**Given request:** Look for the word "this" in the entries below, then copy every line that has it.
== Data extract ==
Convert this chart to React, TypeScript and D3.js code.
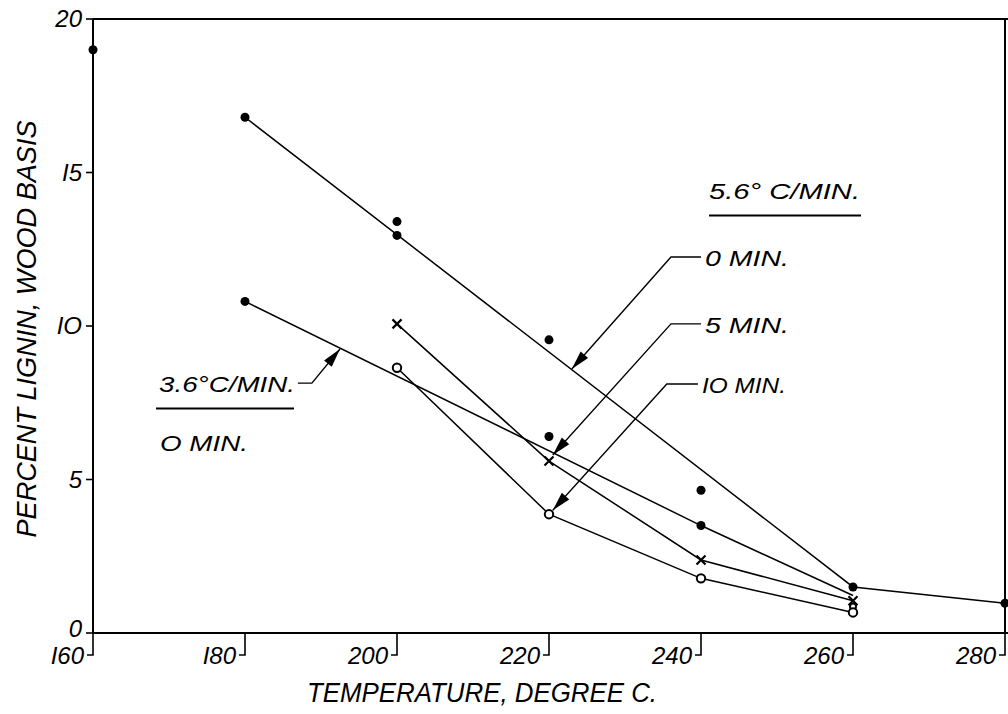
import * as d3 from 'd3';

// axis ticks
const xTicks = [160, 180, 200, 220, 240, 260, 280];
const yTicks = [0, 5, 10, 15, 20];

// filled dots, 0 min hold (both heating rates)
const dotTemps = [160, 180, 180, 200, 200, 220, 220, 240, 240, 260, 280];
const dotValues = [19.0, 16.8, 10.8, 13.4, 12.95, 9.55, 6.4, 4.65, 3.5, 1.5, 0.97];

// crosses, 5.6 C/min, 5 min hold
const crossTemps = [200, 220, 240, 260];
const crossValues = [10.07, 5.6, 2.38, 1.05];

// open circles, 5.6 C/min, 10 min hold
const ringTemps = [200, 220, 240, 260, 260];
const ringValues = [8.64, 3.87, 1.78, 0.86, 0.67];

// drawn lines
const fit56Temps = [180, 260, 280];
const fit56Values = [16.8, 1.5, 0.97];
const fit36Temps = [180, 240, 260];
const fit36Values = [10.8, 3.5, 1.22];
const min5Temps = [200, 220, 240, 260];
const min5Values = [10.07, 5.6, 2.38, 1.05];
const min10Temps = [200, 220, 240, 260];
const min10Values = [8.64, 3.87, 1.78, 0.67];

// leader labels: text, tip (temp, value), elbow (temp, value), shelf end temp
const leaderLabels = ['0 MIN.', '5 MIN.', 'IO MIN.'];
const leaderTips = [[223.0, 8.6], [220.5, 5.8], [220.5, 4.0]];
const leaderElbows = [[236.05, 12.25], [236.05, 10.07], [235.5, 8.11]];
const leaderShelf = [240.0, 240.0, 239.6];

const W = 1008;
const H = 714;
const FONT = '"Liberation Sans", Arial, sans-serif';

export default function App() {
  const x = d3.scaleLinear().domain([160, 280]).range([93, 1005]);
  const y = d3.scaleLinear().domain([0, 20]).range([633, 19]);

  const line = d3.line<[number, number]>()
    .x(d => x(d[0]))
    .y(d => y(d[1]));

  const zip = (ts: number[], vs: number[]) => ts.map((t, i) => [t, vs[i]] as [number, number]);

  const lines = [
    zip(fit56Temps, fit56Values),
    zip(fit36Temps, fit36Values),
    zip(min5Temps, min5Values),
    zip(min10Temps, min10Values),
  ];

  const arrowHead = (x0: number, y0: number, x1: number, y1: number) => {
    const dx = x1 - x0, dy = y1 - y0;
    const len = Math.hypot(dx, dy);
    const ux = dx / len, uy = dy / len;
    const L = 19, hw = 5;
    const bx = x1 - ux * L, by = y1 - uy * L;
    return `${x1},${y1} ${bx - uy * hw},${by + ux * hw} ${bx + uy * hw},${by - ux * hw}`;
  };

  // 3.6 C/min leader
  const tip36: [number, number] = [x(192.5), y(9.25)];
  const elbow36: [number, number] = [x(188.8), y(8.14)];

  return (
    <svg width={W} height={H} style={{ position: 'absolute', left: 0, top: 0, background: '#fff' }}
      fontFamily={FONT} fontStyle="italic">
      {/* frame */}
      <g stroke="#000" strokeWidth={2} fill="none">
        <line x1={x(160)} x2={W} y1={y(20)} y2={y(20)} />
        <line x1={x(160)} x2={W} y1={y(0)} y2={y(0)} />
        <line x1={x(160)} x2={x(160)} y1={y(20)} y2={y(0)} />
        <line x1={x(280)} x2={x(280)} y1={y(20)} y2={y(0)} />
      </g>

      {/* y ticks */}
      {yTicks.map(v => (
        <g key={'y' + v}>
          <line x1={x(160) - 7} x2={x(160)} y1={y(v)} y2={y(v)} stroke="#000" strokeWidth={1.6} />
          <text x={x(160) - 11} y={y(v) + (v === 0 ? 4 : 8)} textAnchor="end" fontSize={24}>
            {v === 15 ? 'I5' : v === 10 ? 'IO' : String(v)}
          </text>
        </g>
      ))}

      {/* x ticks */}
      {xTicks.map(t => (
        <g key={'x' + t}>
          <path d={`M${x(t)},${y(0)}V${y(0) + 22}H${x(t) - 6}`} stroke="#000" strokeWidth={1.6} fill="none" />
          <text x={x(t) - 9} y={664} textAnchor="end" fontSize={24}>{t === 160 ? 'I60' : t === 180 ? 'I80' : String(t)}</text>
        </g>
      ))}

      {/* axis titles */}
      <text x={307} y={702} fontSize={27} textLength={350} lengthAdjust="spacingAndGlyphs">TEMPERATURE, DEGREE C.</text>
      <text transform="translate(36,329) rotate(-90)" textAnchor="middle" fontSize={27}
        textLength={417} lengthAdjust="spacingAndGlyphs">PERCENT LIGNIN, WOOD BASIS</text>

      {/* data lines */}
      {lines.map((pts, i) => (
        <path key={'l' + i} d={line(pts) || ''} fill="none" stroke="#000" strokeWidth={1.5} />
      ))}

      {/* markers */}
      {dotTemps.map((t, i) => (
        <circle key={'d' + i} cx={x(t)} cy={y(dotValues[i])} r={4.5} fill="#000" />
      ))}
      {crossTemps.map((t, i) => {
        const cx = x(t), cy = y(crossValues[i]), s = 4.5;
        return <path key={'c' + i} d={`M${cx - s},${cy - s}L${cx + s},${cy + s}M${cx - s},${cy + s}L${cx + s},${cy - s}`}
          stroke="#000" strokeWidth={2.2} />;
      })}
      {ringTemps.map((t, i) => (
        <circle key={'r' + i} cx={x(t)} cy={y(ringValues[i])} r={i === 3 ? 3 : 4.2} fill="#fff" stroke="#000" strokeWidth={2} />
      ))}

      {/* 5.6 C/min legend block */}
      <text x={709} y={199} fontSize={22} textLength={151} lengthAdjust="spacingAndGlyphs">5.6° C/MIN.</text>
      <line x1={709} x2={861} y1={215.5} y2={215.5} stroke="#000" strokeWidth={2} />
      {leaderLabels.map((lab, i) => {
        const tx = x(leaderTips[i][0]), ty = y(leaderTips[i][1]);
        const ex = x(leaderElbows[i][0]), ey = y(leaderElbows[i][1]);
        const sx = x(leaderShelf[i]);
        return (
          <g key={'a' + i}>
            <path d={`M${sx},${ey}H${ex}L${tx},${ty}`} fill="none" stroke="#000" strokeWidth={1.4} />
            <polygon points={arrowHead(ex, ey, tx, ty)} fill="#000" />
            <text x={sx + 4} y={ey + 9} fontSize={22} textLength={84} lengthAdjust="spacingAndGlyphs">{lab}</text>
          </g>
        );
      })}

      {/* 3.6 C/min legend block */}
      <text x={159} y={392} fontSize={22} textLength={136} lengthAdjust="spacingAndGlyphs">3.6°C/MIN.</text>
      <path d={`M${elbow36[0] - 14},${elbow36[1]}H${elbow36[0]}L${tip36[0]},${tip36[1]}`} fill="none" stroke="#000" strokeWidth={1.4} />
      <polygon points={arrowHead(elbow36[0], elbow36[1], tip36[0], tip36[1])} fill="#000" />
      <line x1={156} x2={294} y1={408.5} y2={408.5} stroke="#000" strokeWidth={2} />
      <text x={160} y={451} fontSize={22} textLength={88} lengthAdjust="spacingAndGlyphs">O  MIN.</text>
    </svg>
  );
}
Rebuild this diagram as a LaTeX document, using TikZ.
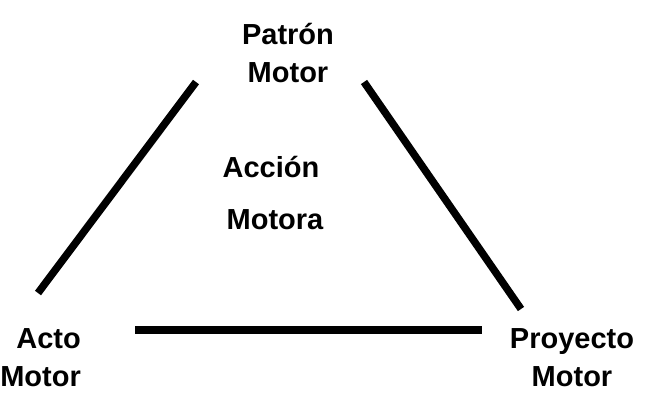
\documentclass[tikz,border=0pt]{standalone}
\usepackage{fontspec}
\setmainfont{Liberation Sans}
\usetikzlibrary{positioning}

\begin{document}
\begin{tikzpicture}[
  x=1pt, y=-1pt,
  every node/.style={font=\bfseries\fontsize{29}{38}\selectfont,
                     inner sep=0pt, align=center},
  side/.style={line width=7.5pt}
]
\useasboundingbox (0,0) rectangle (647,392);
\node (patron)   [anchor=base] at (288,82) {Patrón\\ Motor};
\node (accion)   [anchor=base] at (271,177) {Acción};
\node (motora)   [anchor=base] at (275,229) {Motora};
\node (acto)     [anchor=base east, align=right] at (81,386) {Acto\\ Motor};
\node (proyecto) [anchor=base] at (572,386) {Proyecto\\ Motor};

\coordinate (pl) at (196,82);
\coordinate (al) at (38,293);
\coordinate (pr) at (364,82);
\coordinate (yr) at (521,309);
\coordinate (ab) at (135,330);
\coordinate (yb) at (482,330);

\draw[side] (pl) -- (al);
\draw[side] (pr) -- (yr);
\draw[side] (ab) -- (yb);
\end{tikzpicture}
\end{document}
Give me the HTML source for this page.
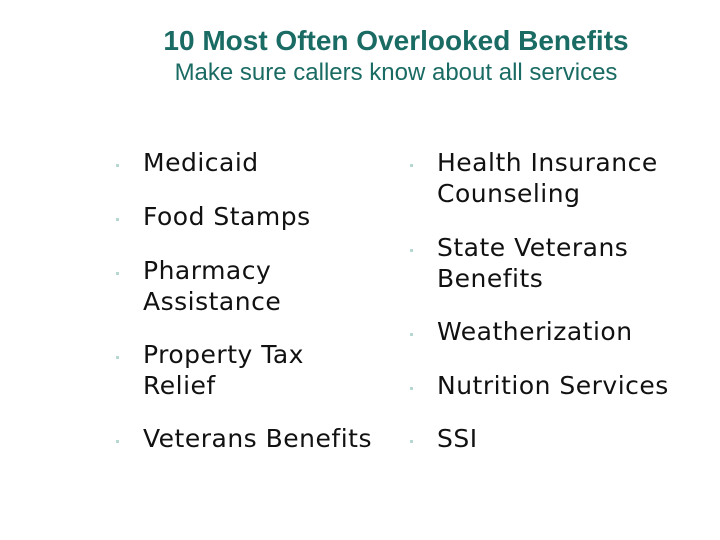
<!DOCTYPE html>
<html><head><meta charset="utf-8"><style>
body{margin:0;width:720px;height:540px;background:#fff;position:relative;overflow:hidden}
.t{position:absolute;left:0;width:792px;text-align:center;font-family:"Liberation Sans",sans-serif;color:#1a6b63;white-space:nowrap}
.it{position:absolute;font-family:"DejaVu Sans",sans-serif;font-size:25px;letter-spacing:0.5px;line-height:30.5px;color:#111;white-space:nowrap}
.b{position:absolute;width:3px;height:3px;background:#b5d8d0}
</style></head><body>
<div class="t" style="top:25px;font-size:28px;font-weight:bold">10 Most Often Overlooked Benefits</div>
<div class="t" style="top:59px;font-size:24px">Make sure callers know about all services</div>
<div id="c"></div>
<script>
const items=[
[143,163,"Medicaid"],[143,217,"Food Stamps"],[143,271,"Pharmacy<br>Assistance"],[143,355,"Property Tax<br>Relief"],[143,439,"Veterans Benefits"],
[437,163,"Health Insurance<br>Counseling"],[437,248,"State Veterans<br>Benefits"],[437,332,"Weatherization"],[437,386,"Nutrition Services"],[437,439,"SSI"]];
const c=document.getElementById('c');
items.forEach(([x,y,t])=>{
const d=document.createElement('div');d.className='it';d.style.left=x+'px';d.style.top=(y-15)+'px';d.innerHTML=t;


c.appendChild(d);
const b=document.createElement('div');b.className='b';b.style.left=(x-27)+'px';b.style.top=(y+1)+'px';


c.appendChild(b);
});
</script>
</body></html>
===
**Result:**
Convert this chart to React, TypeScript and D3.js code.
Rebuild this diagram as a LaTeX document, using TikZ.
Give me the HTML source for this page.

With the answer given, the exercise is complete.